▶ [The problem] Extract every entry word for word. Skip the pictures.

(Figure scripts)
-.-.-

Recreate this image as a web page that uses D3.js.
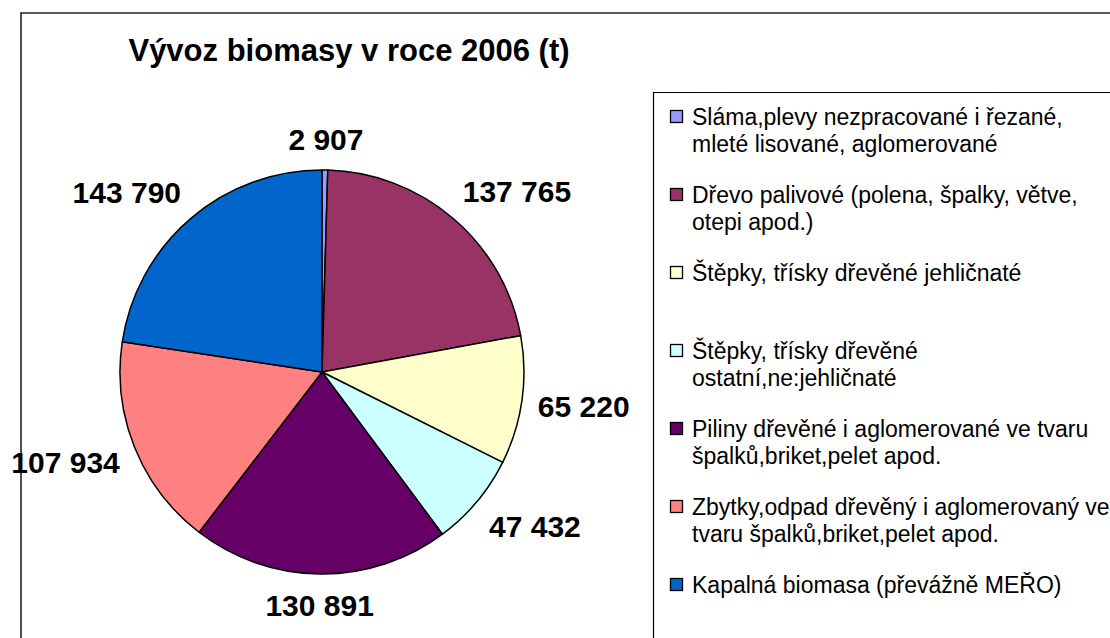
<!DOCTYPE html>
<html><head><meta charset="utf-8">
<script src="https://cdn.jsdelivr.net/npm/d3@7"></script>
<style>html,body{margin:0;padding:0;background:#fff;overflow:hidden}</style>
</head><body>
<svg id="chart" width="1110" height="638"></svg>
<script>
const title = "Vývoz biomasy v roce 2006 (t)";
const categories = [
  "Sláma,plevy nezpracované i řezané, mleté lisované, aglomerované",
  "Dřevo palivové (polena, špalky, větve, otepi apod.)",
  "Štěpky, třísky dřevěné jehličnaté",
  "Štěpky, třísky dřevěné ostatní,ne:jehličnaté",
  "Piliny dřevěné i aglomerované ve tvaru špalků,briket,pelet apod.",
  "Zbytky,odpad dřevěný i aglomerovaný ve tvaru špalků,briket,pelet apod.",
  "Kapalná biomasa (převážně MEŘO)"
];
const legendLines = [
  ["Sláma,plevy nezpracované i řezané,", "mleté lisované, aglomerované"],
  ["Dřevo palivové (polena, špalky, větve,", "otepi apod.)"],
  ["Štěpky, třísky dřevěné jehličnaté"],
  ["Štěpky, třísky dřevěné", "ostatní,ne:jehličnaté"],
  ["Piliny dřevěné i aglomerované ve tvaru", "špalků,briket,pelet apod."],
  ["Zbytky,odpad dřevěný i aglomerovaný ve", "tvaru špalků,briket,pelet apod."],
  ["Kapalná biomasa (převážně MEŘO)"]
];
const values = [2907, 137765, 65220, 47432, 130891, 107934, 143790];
const colors = ["#9999FF", "#993366", "#FFFFCC", "#CCFFFF", "#660066", "#FF8080", "#0066CC"];

const svg = d3.select("#chart");
const font = "'Liberation Sans', Arial, sans-serif";

// outer chart border (cropped at right/bottom)
svg.append("path")
  .attr("d", "M21,638 L21,13 L1110,13")
  .attr("fill", "none").attr("stroke", "#222").attr("stroke-width", 1.6);

// title
svg.append("text")
  .attr("x", 349).attr("y", 61)
  .attr("text-anchor", "middle")
  .attr("font-family", font).attr("font-weight", "bold").attr("font-size", 31)
  .attr("fill", "#000")
  .text(title);

// pie
const cx = 322, cy = 372, R = 202;
const g = svg.append("g").attr("transform", `translate(${cx},${cy})`);
const pie = d3.pie().sort(null).value(d => d)(values);
const arc = d3.arc().innerRadius(0).outerRadius(R);
g.selectAll("path.slice").data(pie).join("path")
  .attr("class", "slice")
  .attr("d", arc)
  .attr("fill", (d, i) => colors[i])
  .attr("stroke", "#000").attr("stroke-width", 1.5).attr("stroke-linejoin", "round");

// labels
const loc = d3.formatLocale({decimal: ",", thousands: " ", grouping: [3], currency: ["", ""]});
const fmt = loc.format(",d");
const rL = 218, boxH = 30;
const clamp = v => Math.max(-1, Math.min(1, v));
g.selectAll("text.lbl").data(pie).join("text")
  .attr("class", "lbl")
  .attr("font-family", font).attr("font-weight", "bold").attr("font-size", 30)
  .attr("text-anchor", "middle").attr("dy", "0.36em").attr("fill", "#000")
  .text(d => fmt(d.value))
  .each(function(d) {
    const a = (d.startAngle + d.endAngle) / 2;
    const w = this.getComputedTextLength();
    const px = rL * Math.sin(a), py = -rL * Math.cos(a);
    const x = px + (w / 2) * clamp(1.5 * Math.sin(a));
    const y = py + (boxH / 2) * clamp(-1.5 * Math.cos(a));
    d3.select(this).attr("x", x).attr("y", y);
  });

// legend
svg.append("path")
  .attr("d", "M653.5,638 L653.5,92.5 L1110,92.5")
  .attr("fill", "none").attr("stroke", "#000").attr("stroke-width", 1.2);

const ly = d3.scaleLinear().domain([0, 1]).range([117, 195]);
const lg = svg.append("g").selectAll("g").data(categories).join("g")
  .attr("transform", (d, i) => `translate(0,${ly(i)})`);
lg.append("rect")
  .attr("x", 670.5).attr("y", -6.5).attr("width", 12).attr("height", 12)
  .attr("fill", (d, i) => colors[i]).attr("stroke", "#000").attr("stroke-width", 1.3);
lg.each(function(d, i) {
  d3.select(this).selectAll("text").data(legendLines[i]).join("text")
    .attr("x", 692).attr("y", (t, j) => j * 27)
    .attr("dy", "0.35em")
    .attr("font-family", font).attr("font-size", 23).attr("fill", "#000")
    .text(t => t);
});
</script>
</body></html>
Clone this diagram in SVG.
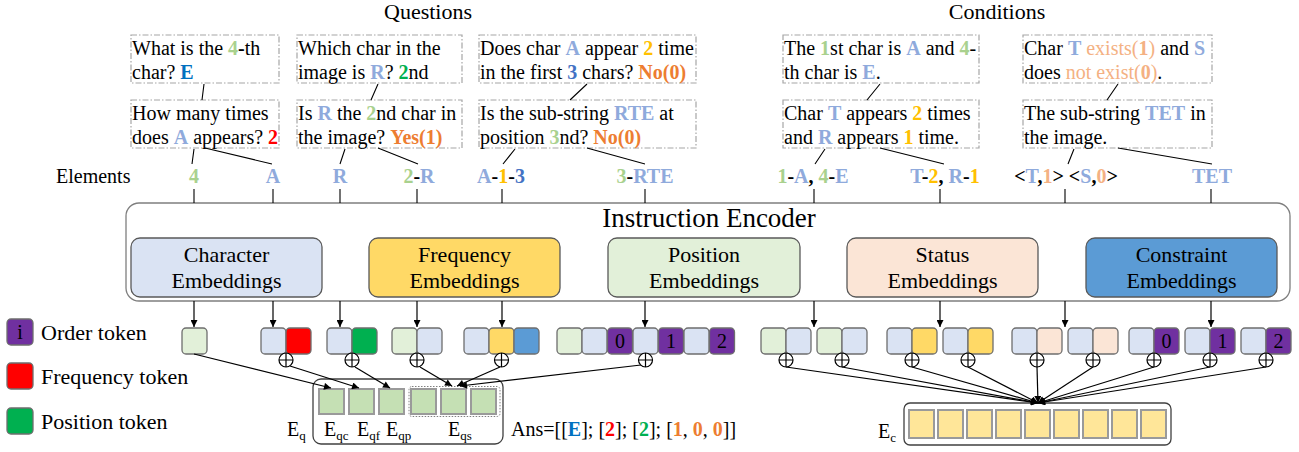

-.-.-

▶ [Exercise result]
Recreate this image as a web page that uses D3.js.
<!DOCTYPE html>
<html><head><meta charset="utf-8">
<script src="https://cdn.jsdelivr.net/npm/d3@7"></script>
<style>html,body{margin:0;padding:0;background:#fff;overflow:hidden}</style>
</head><body>
<svg id="chart" width="1110" height="638"></svg>
<script>
const title = "Vývoz biomasy v roce 2006 (t)";
const categories = [
  "Sláma,plevy nezpracované i řezané, mleté lisované, aglomerované",
  "Dřevo palivové (polena, špalky, větve, otepi apod.)",
  "Štěpky, třísky dřevěné jehličnaté",
  "Štěpky, třísky dřevěné ostatní,ne:jehličnaté",
  "Piliny dřevěné i aglomerované ve tvaru špalků,briket,pelet apod.",
  "Zbytky,odpad dřevěný i aglomerovaný ve tvaru špalků,briket,pelet apod.",
  "Kapalná biomasa (převážně MEŘO)"
];
const legendLines = [
  ["Sláma,plevy nezpracované i řezané,", "mleté lisované, aglomerované"],
  ["Dřevo palivové (polena, špalky, větve,", "otepi apod.)"],
  ["Štěpky, třísky dřevěné jehličnaté"],
  ["Štěpky, třísky dřevěné", "ostatní,ne:jehličnaté"],
  ["Piliny dřevěné i aglomerované ve tvaru", "špalků,briket,pelet apod."],
  ["Zbytky,odpad dřevěný i aglomerovaný ve", "tvaru špalků,briket,pelet apod."],
  ["Kapalná biomasa (převážně MEŘO)"]
];
const values = [2907, 137765, 65220, 47432, 130891, 107934, 143790];
const colors = ["#9999FF", "#993366", "#FFFFCC", "#CCFFFF", "#660066", "#FF8080", "#0066CC"];

const svg = d3.select("#chart");
const font = "'Liberation Sans', Arial, sans-serif";

// outer chart border (cropped at right/bottom)
svg.append("path")
  .attr("d", "M21,638 L21,13 L1110,13")
  .attr("fill", "none").attr("stroke", "#222").attr("stroke-width", 1.6);

// title
svg.append("text")
  .attr("x", 349).attr("y", 61)
  .attr("text-anchor", "middle")
  .attr("font-family", font).attr("font-weight", "bold").attr("font-size", 31)
  .attr("fill", "#000")
  .text(title);

// pie
const cx = 322, cy = 372, R = 202;
const g = svg.append("g").attr("transform", `translate(${cx},${cy})`);
const pie = d3.pie().sort(null).value(d => d)(values);
const arc = d3.arc().innerRadius(0).outerRadius(R);
g.selectAll("path.slice").data(pie).join("path")
  .attr("class", "slice")
  .attr("d", arc)
  .attr("fill", (d, i) => colors[i])
  .attr("stroke", "#000").attr("stroke-width", 1.5).attr("stroke-linejoin", "round");

// labels
const loc = d3.formatLocale({decimal: ",", thousands: " ", grouping: [3], currency: ["", ""]});
const fmt = loc.format(",d");
const rL = 218, boxH = 30;
const clamp = v => Math.max(-1, Math.min(1, v));
g.selectAll("text.lbl").data(pie).join("text")
  .attr("class", "lbl")
  .attr("font-family", font).attr("font-weight", "bold").attr("font-size", 30)
  .attr("text-anchor", "middle").attr("dy", "0.36em").attr("fill", "#000")
  .text(d => fmt(d.value))
  .each(function(d) {
    const a = (d.startAngle + d.endAngle) / 2;
    const w = this.getComputedTextLength();
    const px = rL * Math.sin(a), py = -rL * Math.cos(a);
    const x = px + (w / 2) * clamp(1.5 * Math.sin(a));
    const y = py + (boxH / 2) * clamp(-1.5 * Math.cos(a));
    d3.select(this).attr("x", x).attr("y", y);
  });

// legend
svg.append("path")
  .attr("d", "M653.5,638 L653.5,92.5 L1110,92.5")
  .attr("fill", "none").attr("stroke", "#000").attr("stroke-width", 1.2);

const ly = d3.scaleLinear().domain([0, 1]).range([117, 195]);
const lg = svg.append("g").selectAll("g").data(categories).join("g")
  .attr("transform", (d, i) => `translate(0,${ly(i)})`);
lg.append("rect")
  .attr("x", 670.5).attr("y", -6.5).attr("width", 12).attr("height", 12)
  .attr("fill", (d, i) => colors[i]).attr("stroke", "#000").attr("stroke-width", 1.3);
lg.each(function(d, i) {
  d3.select(this).selectAll("text").data(legendLines[i]).join("text")
    .attr("x", 692).attr("y", (t, j) => j * 27)
    .attr("dy", "0.35em")
    .attr("font-family", font).attr("font-size", 23).attr("fill", "#000")
    .text(t => t);
});
</script>
</body></html>
Clone this diagram in SVG.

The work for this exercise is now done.